Does this sound familiar?
A client calls you in August complaining that the two-year-old air conditioning system you inspected and said was functioning properly in May isn’t adequately cooling his first-floor great room and second-floor bedrooms. He’s hot, and wants to make your life even hotter.
Without a background in heating and cooling, it’s all too easy to be on the receiving end of this type of complaint. Just imagine the following scenario.
Flashback to May
• It’s a typically pleasant spring day. Outdoor temperature at the start of the inspection is 72˚F, and it hasn’t dropped below 68˚F for several days.
• The house is a split-level with a two-year-old, hot air furnace and an add-on air cooling system. A/C and heat use a common blower and ducts for air distribution and circulation.
• Indoor equipment is located in the basement.
• Supply air branch ducts are 4" round diameter.
• Thermostat is located in the dining room.
You’ve turned on the cooling system, waited long enough for it to get cranking, and then measured air temperatures at an entry-level supply register and at a return grille. The temperature difference is an acceptable 16˚F.
So why a steaming client in August?
Most homeowners assume if a house is centrally air-conditioned, meat can be safely hung from the chandeliers for weeks. Because of this, unrealistic client expectations should be addressed during the inspection. Even though the cooling system was operating properly at the time of the inspection, a home inspectorwith some fundamental system design knowledge would have recognized that this house had three strikes against it when it came to adequate cooling. Since most inspectors are not taught design basics, this extra information can help you seperate yourself from the competition.
Strike one: house design
Remember junior high science class: “Hot air rises?” For a split-level house this translates to the bedroom/uppermost level becoming the unfortunate recipient of the heat from three lower floors – the basement, entry and living levels, plus the heat gain from its own exterior walls, windows, roof/attic and garage. In this situation, expect the bedrooms to be as much as 10 degrees warmer than the living room. You can expect similar conditions in all multi-level structures.
An additional design factor is the great room – a beautiful addition with three exterior walls, skylights, a cathedral ceiling, and acres of windows – in other words, a room with a ton or more of heat gain.
Strike two: system design
The thermostat is located in the dining room, a more temperate area than the bedrooms or the great room. In this case the location is the lesser of all evils. If the thermostat had been installed in the warmer upper level or great room, meat probably would have kept well in the lower levels, but humans would be uncomfortably cold.
Strike three: duct design
Undersized supply air ducts are the icing on this melting cake. There are enough 4" diameter ducts present to adequately heat the home, but not to cool it. Installing additional supply branches can help, but usually not enough to justify the cost.

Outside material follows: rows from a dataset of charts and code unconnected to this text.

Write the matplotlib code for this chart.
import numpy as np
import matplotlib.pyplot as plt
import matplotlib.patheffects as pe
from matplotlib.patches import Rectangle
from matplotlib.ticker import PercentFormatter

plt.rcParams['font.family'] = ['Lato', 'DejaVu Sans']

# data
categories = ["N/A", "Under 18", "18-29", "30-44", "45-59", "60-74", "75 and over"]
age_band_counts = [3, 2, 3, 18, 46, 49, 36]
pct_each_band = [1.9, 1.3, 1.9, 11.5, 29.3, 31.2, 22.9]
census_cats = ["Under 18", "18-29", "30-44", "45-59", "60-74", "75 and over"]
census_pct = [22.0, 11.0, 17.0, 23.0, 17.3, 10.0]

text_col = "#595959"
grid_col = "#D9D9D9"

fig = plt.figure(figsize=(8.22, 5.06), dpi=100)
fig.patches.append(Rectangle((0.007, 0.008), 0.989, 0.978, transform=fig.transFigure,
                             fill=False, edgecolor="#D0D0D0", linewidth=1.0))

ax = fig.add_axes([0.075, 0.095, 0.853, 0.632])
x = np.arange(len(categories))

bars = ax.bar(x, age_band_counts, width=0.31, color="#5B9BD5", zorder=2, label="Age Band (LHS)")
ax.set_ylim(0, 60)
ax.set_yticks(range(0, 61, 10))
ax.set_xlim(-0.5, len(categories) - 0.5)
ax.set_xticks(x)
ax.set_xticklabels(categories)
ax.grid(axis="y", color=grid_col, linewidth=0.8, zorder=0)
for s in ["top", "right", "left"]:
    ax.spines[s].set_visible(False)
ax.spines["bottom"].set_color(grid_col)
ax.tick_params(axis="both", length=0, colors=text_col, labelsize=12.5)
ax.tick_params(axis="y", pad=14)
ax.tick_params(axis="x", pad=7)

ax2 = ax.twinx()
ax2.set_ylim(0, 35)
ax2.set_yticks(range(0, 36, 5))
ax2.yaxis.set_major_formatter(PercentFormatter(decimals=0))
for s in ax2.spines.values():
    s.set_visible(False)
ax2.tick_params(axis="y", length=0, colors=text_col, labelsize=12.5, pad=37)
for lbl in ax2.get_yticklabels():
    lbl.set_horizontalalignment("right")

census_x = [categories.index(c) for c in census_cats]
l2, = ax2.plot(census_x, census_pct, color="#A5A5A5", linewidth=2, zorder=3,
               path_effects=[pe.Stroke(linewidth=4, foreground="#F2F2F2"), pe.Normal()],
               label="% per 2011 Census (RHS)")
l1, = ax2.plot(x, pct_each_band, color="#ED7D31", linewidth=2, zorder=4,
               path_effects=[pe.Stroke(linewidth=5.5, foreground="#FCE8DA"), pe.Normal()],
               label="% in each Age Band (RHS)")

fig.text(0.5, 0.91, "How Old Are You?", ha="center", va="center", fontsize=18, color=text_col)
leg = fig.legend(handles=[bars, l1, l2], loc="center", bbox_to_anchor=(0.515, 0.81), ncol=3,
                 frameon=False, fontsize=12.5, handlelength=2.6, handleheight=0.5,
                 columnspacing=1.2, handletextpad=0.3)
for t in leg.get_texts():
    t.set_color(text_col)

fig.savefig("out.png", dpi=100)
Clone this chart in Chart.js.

An overhead split system for the main part of the house plus an independent source for the great room would be the preferred method for maximum comfort, but this can be a costly remedy.
A happier outcome
Once you recognize common strikes against adequate cooling, you can warn clients about the consequences. In cases like this, I tell my clients up front, “Comfort is relative; what’s acceptable for the current owner may be inadequate for you.”
When I see conditions that may comprise effective cooling, I suggest that clients try to re-visit the home during a hot spell to see what worst-case conditions will be, and I advise them it’s likely that supplemental room units will be necessary.
To ensure future cooling-related phone calls are laudatory, not accusatory, look for these types of pitfalls, alert your clients and document them in your written reports.